Season of Photographic Eye - Picture 3 Week 46, Wednesday - Searching for colors
"With the last post I told you about my first significant experience with photography and how I used an antique Canon Powershot 600 (1996) to make an art exhibition. The second significant experience with photography happened to me when I was leaving from Finland to Japan to study as an exchange student at 2006. I'm not very happy to travel with airplanes so instead of flying I decided to take a train from Finland to Japan with Trans-Siberian railway (and of course I needed a boat at the end from China to Japan). Knowing I was going for an unforgettable trip I needed to solve how I was going to photograph the adventure. [...]"
Season of Photographic Eye - Picture 4 Week 46, Saturday - Searching for reason
"I didn't pick up any camera for a long time after my experiments with a cheap analog camera and Velvia 50. After many years doing something else, I did get excited with some of my friends DSLR. We did some photography like HDR panoramas and I recognized, again, my potential inspiration for photography but even if it was fun it didn't really trigger my own pursue for photography. It wasn't lucid to me then, but now I see very clear: I didn't have any real reason to shoot nor did I have a 'real purpose' for my photography. Of course I could have bought the camera and go shoot sun sets for example. But for what reason? [...]"
Nex Barker wrote:
@Phillip: Nice wilderness in OWL ;-)
@FM: I suggest to close this Thread and merge it with A7x Thread. Look at Phillips Fotos with A6000. Can anybody really see a difference ?

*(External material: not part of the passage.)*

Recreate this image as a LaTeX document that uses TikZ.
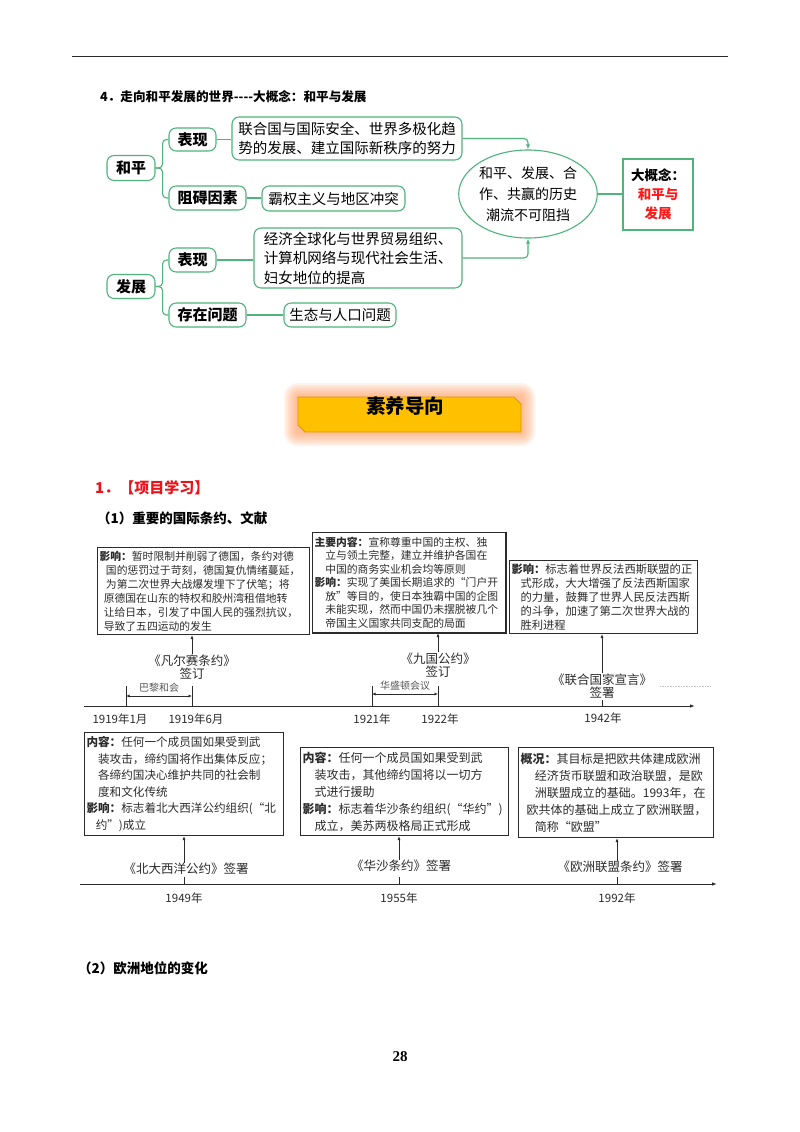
\documentclass[tikz,border=0pt]{standalone}
\usepackage{fontspec}
\setmainfont{Noto Sans CJK SC}
\newfontfamily\numfont{Liberation Serif}
\usetikzlibrary{arrows.meta,positioning,calc,shapes.geometric}
\definecolor{leafgreen}{HTML}{4FB37C}
\definecolor{concept}{HTML}{FF1A1A}
\definecolor{heading}{HTML}{E8141B}
\definecolor{gold}{HTML}{FFC000}
\definecolor{goldedge}{HTML}{D99A06}
\definecolor{glow}{HTML}{FF9A5A}
\definecolor{inkgrey}{HTML}{2B2B2B}
\newcommand{\lineind}{\hspace*{1em}}
\newcommand{\sizeto}[2]{\fontsize{#1}{#2}\selectfont}

\begin{document}
\begin{tikzpicture}[
  x=1pt,y=-1pt,
  every node/.style={inner sep=0pt,align=center},
  mapbox/.style={draw=leafgreen,line width=1.1pt,rounded corners=2.5mm,fill=white,font=\sizeto{15}{20}\bfseries,minimum height=24pt},
  leafbox/.style={draw=leafgreen,line width=1.1pt,rounded corners=2.5mm,fill=white,font=\sizeto{14.5}{19.5},align=left},
  branch/.style={draw=leafgreen,line width=1.1pt,rounded corners=4pt},
  toidea/.style={branch,-{Latex[length=5pt,width=4pt]}},
  tlbox/.style={draw=inkgrey,line width=1pt,align=left,inner xsep=2pt,anchor=north west,text=inkgrey},
  axisline/.style={draw=inkgrey,line width=0.9pt,-{Latex[length=5pt,width=3.5pt]}},
  tick/.style={draw=inkgrey,line width=0.8pt},
  up/.style={draw=inkgrey,line width=0.8pt,-{Latex[length=4pt,width=3pt]}},
  span/.style={draw=inkgrey,line width=0.7pt,{Latex[length=3.5pt,width=3pt]}-{Latex[length=3.5pt,width=3pt]}},
  spanlbl/.style={font=\sizeto{10}{11},text=inkgrey!80},
  evt/.style={font=\sizeto{12.5}{13.5},text=inkgrey},
  yr/.style={font=\sizeto{11.5}{13},text=inkgrey}
]
\useasboundingbox[fill=white] (0,0) rectangle (800,1132);
\draw[inkgrey,line width=0.9pt] (72,56) -- (728,56);
\node[anchor=west,font=\sizeto{12.6}{15}\bfseries] (title) at (100,97) {4．走向和平发展的世界-{}-{}-{}-大概念：和平与发展};

\node[mapbox,minimum width=48pt,minimum height=25pt] (heping) at (131,168) {和平};
\node[mapbox,minimum width=47pt,minimum height=23pt] (hpshow) at (192.5,139.5) {表现};
\node[mapbox,minimum width=77pt] (hpblock) at (207.5,198) {阻碍因素};
\node[leafbox,minimum width=230pt,minimum height=43pt] (hpfact) at (347,138.5) {联合国与国际安全、世界多极化趋\\势的发展、建立国际新秩序的努力};
\node[leafbox,minimum width=143pt,minimum height=25pt] (hpconf) at (333.5,198.5) {霸权主义与地区冲突};
\node[mapbox,minimum width=48pt,minimum height=24pt] (fazhan) at (131,286.5) {发展};
\node[mapbox,minimum width=47pt,minimum height=24pt] (fzshow) at (192.5,260) {表现};
\node[mapbox,minimum width=77pt] (fzprob) at (207.5,315) {存在问题};
\node[leafbox,minimum width=208pt,minimum height=60pt] (fzfact) at (358,258) {经济全球化与世界贸易组织、\\计算机网络与现代社会生活、\\妇女地位的提高};
\node[leafbox,minimum width=112pt,minimum height=24pt] (fzeco) at (340,315) {生态与人口问题};
\node[ellipse,draw=leafgreen,line width=1.1pt,minimum width=136pt,minimum height=88pt,font=\sizeto{14}{21}] (trend) at (528,194) {和平、发展、合\\作、共赢的历史\\潮流不可阻挡};
\node[draw=leafgreen,line width=1.1pt,minimum width=70pt,minimum height=71pt,font=\sizeto{13.5}{19}\bfseries] (idea) at (658,194.5) {大概念：\\\textcolor{concept}{和平与}\\\textcolor{concept}{发展}};

\draw[branch] (heping.east) -- ++(7,0) |- (hpshow.west);
\draw[branch] (heping.east) -- ++(7,0) |- (hpblock.west);
\draw[branch] (fazhan.east) -- ++(7,0) |- (fzshow.west);
\draw[branch] (fazhan.east) -- ++(7,0) |- (fzprob.west);
\draw[branch] (hpshow.east) -- (hpshow.east -| hpfact.west);
\draw[branch] (hpblock.east) -- (hpblock.east -| hpconf.west);
\draw[branch] (fzshow.east) -- (fzshow.east -| fzfact.west);
\draw[branch] (fzprob.east) -- (fzprob.east -| fzeco.west);
\draw[toidea] (hpfact.east) -| (trend.north);
\draw[toidea] (fzfact.east) -| (trend.south);
\draw[branch] (trend.east) -- (trend.east -| idea.west);

\foreach \g in {14,12,...,2}
  \fill[glow,opacity=0.12,rounded corners=\g pt] (298-\g,397-\g) rectangle (521+\g,432+\g);
\draw[goldedge,fill=gold,line width=0.8pt] (298,397) -- (514,397) -- (521,404) -- (521,432) -- (305,432) -- (298,425) -- cycle;
\node[font=\sizeto{19.5}{20}\bfseries] (guide) at (405,406) {素养导向};

\node[anchor=west,font=\sizeto{15}{17}\bfseries,text=heading] (proj) at (95,488) {1．【项目学习】};
\node[anchor=west,font=\sizeto{13.5}{15}\bfseries] (sec1) at (97,518) {（1）重要的国际条约、文献};

\node[tlbox,text width=208pt,minimum height=87pt,font=\sizeto{10.8}{14}] (vers) at (97,547) {\textbf{影响：}暂时限制并削弱了德国，条约对德\\\hspace*{0.6em}国的惩罚过于苛刻，德国复仇情绪蔓延，\\\hspace*{0.6em}为第二次世界大战爆发埋下了伏笔；将\\\hspace*{0.4em}原德国在山东的特权和胶州湾租借地转\\\hspace*{0.4em}让给日本，引发了中国人民的强烈抗议，\\\hspace*{0.4em}导致了五四运动的发生};
\node[tlbox,text width=189pt,minimum height=100pt,font=\sizeto{10.8}{13.5}] (nine) at (312,532) {\textbf{主要内容：}宣称尊重中国的主权、独\\\lineind 立与领土完整，建立并维护各国在\\\lineind 中国的商务实业机会均等原则\\\textbf{影响：}实现了美国长期追求的“门户开\\\lineind 放”等目的，使日本独霸中国的企图\\\lineind 未能实现，然而中国仍未摆脱被几个\\\lineind 帝国主义国家共同支配的局面};
\draw[inkgrey,line width=1.6pt] (nine.north east) -- (nine.south east) -- (nine.south west);
\node[tlbox,text width=184pt,minimum height=73pt,font=\sizeto{11.3}{14}] (unite) at (509,560) {\textbf{影响：}标志着世界反法西斯联盟的正\\\hspace*{0.8em}式形成，大大增强了反法西斯国家\\\hspace*{0.8em}的力量，鼓舞了世界人民反法西斯\\\hspace*{0.8em}的斗争，加速了第二次世界大战的\\\hspace*{0.8em}胜利进程};

\coordinate (axAa) at (84,706);
\coordinate (axAb) at (695,706);
\coordinate (tJan) at (126,706);
\coordinate (tJun) at (192,706);
\coordinate (tWa) at (372,706);
\coordinate (tWb) at (438,706);
\coordinate (tUn) at (602,706);
\draw[axisline] (axAa) -- (axAb);
\foreach \t in {tJan,tJun,tWa,tWb} \draw[tick] (\t) -- ++(0,-20);
\draw[tick] (tUn) -- ++(0,-6);
\draw[span] ($(tJan)+(0,-10)$) -- ($(tJun)+(0,-10)$);
\draw[span] ($(tWa)+(0,-12)$) -- ($(tWb)+(0,-12)$);
\node[spanlbl] (paris) at ($(tJan)!0.5!(tJun)+(0,-18)$) {巴黎和会};
\node[spanlbl] (wash) at ($(tWa)!0.5!(tWb)+(0,-20)$) {华盛顿会议};
\node[evt] (versl) at (192,667) {《凡尔赛条约》\\签订};
\node[evt] (ninel) at (438,665) {《九国公约》\\签订};
\node[evt] (unitel) at (602,686) {《联合国家宣言》\\签署};
\draw[up] (versl.north) -- (versl.north |- vers.south);
\draw[up] (ninel.north) -- (ninel.north |- nine.south);
\draw[up] (unitel.north) -- (unitel.north |- unite.south);
\draw[inkgrey!30,densely dotted,line width=0.6pt] ($(unitel.east)+(8,0)$) -- ++(50,0);
\node[yr] (yJan) at (120,719) {1919年1月};
\node[yr] (yJun) at (196,719) {1919年6月};
\node[yr] (yWa) at (372,719) {1921年};
\node[yr] (yWb) at (440,719) {1922年};
\node[yr] (yUn) at (603,718) {1942年};

\node[tlbox,text width=195pt,minimum height=103pt,font=\sizeto{11.6}{16.5}] (nato) at (84,732) {\textbf{内容：}任何一个成员国如果受到武\\\lineind 装攻击，缔约国将作出集体反应；\\\lineind 各缔约国决心维护共同的社会制\\\lineind 度和文化传统\\\textbf{影响：}标志着北大西洋公约组织(“北\\\hspace*{0.8em}约”)成立};
\node[tlbox,text width=204pt,minimum height=88pt,font=\sizeto{12}{17}] (wars) at (300,747) {\textbf{内容：}任何一个成员国如果受到武\\\lineind 装攻击，其他缔约国将以一切方\\\lineind 式进行援助\\\textbf{影响：}标志着华沙条约组织(“华约”)\\\lineind 成立，美苏两极格局正式形成};
\node[tlbox,text width=191pt,minimum height=90pt,font=\sizeto{12}{17}] (euro) at (518,747) {\textbf{概况：}其目标是把欧共体建成欧洲\\\hspace*{1.2em}经济货币联盟和政治联盟，是欧\\\hspace*{1.2em}洲联盟成立的基础。1993年，在\\\hspace*{0.5em}欧共体的基础上成立了欧洲联盟，\\\hspace*{1.2em}简称“欧盟”};

\coordinate (axBa) at (80,884);
\coordinate (axBb) at (717,884);
\coordinate (tNato) at (184,884);
\coordinate (tWars) at (399,884);
\coordinate (tEuro) at (617,884);
\draw[axisline] (axBa) -- (axBb);
\foreach \t in {tNato,tWars,tEuro} \draw[tick] (\t) -- ++(0,-7);
\node[evt] (natol) at (186,869) {《北大西洋公约》签署};
\node[evt] (warsl) at (401,866) {《华沙条约》签署};
\node[evt] (eurol) at (620,867) {《欧洲联盟条约》签署};
\draw[up] (natol.north -| tNato) -- (tNato |- nato.south);
\draw[up] (warsl.north -| tWars) -- (tWars |- wars.south);
\draw[up] (eurol.north -| tEuro) -- (tEuro |- euro.south);
\node[yr] (yNato) at (184,898) {1949年};
\node[yr] (yWars) at (399,898) {1955年};
\node[yr] (yEuro) at (617,898) {1992年};

\node[anchor=west,font=\sizeto{13.5}{15}\bfseries] (sec2) at (78,968) {（2）欧洲地位的变化};
\node[font=\numfont\sizeto{15}{17}\bfseries] (pnum) at (400,1057) {28};
\end{tikzpicture}
\end{document}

Hehe, personally I still think that there is something like a fullframe look and the a6000 is only a loaner from Sony, so in 10 days or so I will be using my a7 again.
I have to admit though that it is nice to have a compact and great lens like the SEL1018, I only wished that it was a manual focus lens with OSS
Season of Photographic Eye - Picture 5 Week 47, Wednesday - The Station
"To understand my goal for this season you need to know that I believe everyone, no matter the level of photography, has a photographic eye: the way of seeing and feeling photographic things that makes their approach to photography unique. Learning your own way of seeing and photographing is something that will strengthen your identity as a photographer and hopefully guide you out from the sea of general and self-evident 'tourists shots' (which we all take). To be conscious about your own photographic eye, leads you to create pictures that tell, not only about the subject, also about the photographer as well. [...]"
Season of Photographic Eye - Picture 6 Week 47, Saturday - The Purification
"The problem with learning your photographic eye is somewhat similar to what early art photography had in the eyes of its critics. It was difficult to justify photography as an art form because it didn't yet have its visual language and some of the early critics claimed that photography cannot ever be an art form because it doesn't take any refined skills to push a button. To establish photography's place next to other art forms, photographers had, not only to create distinctive works, but also to develop photographic theories which were often pretty philosophical and declamatory. Take 'the decisive moment' by Henri Cartier-Bresson, for example. [...]"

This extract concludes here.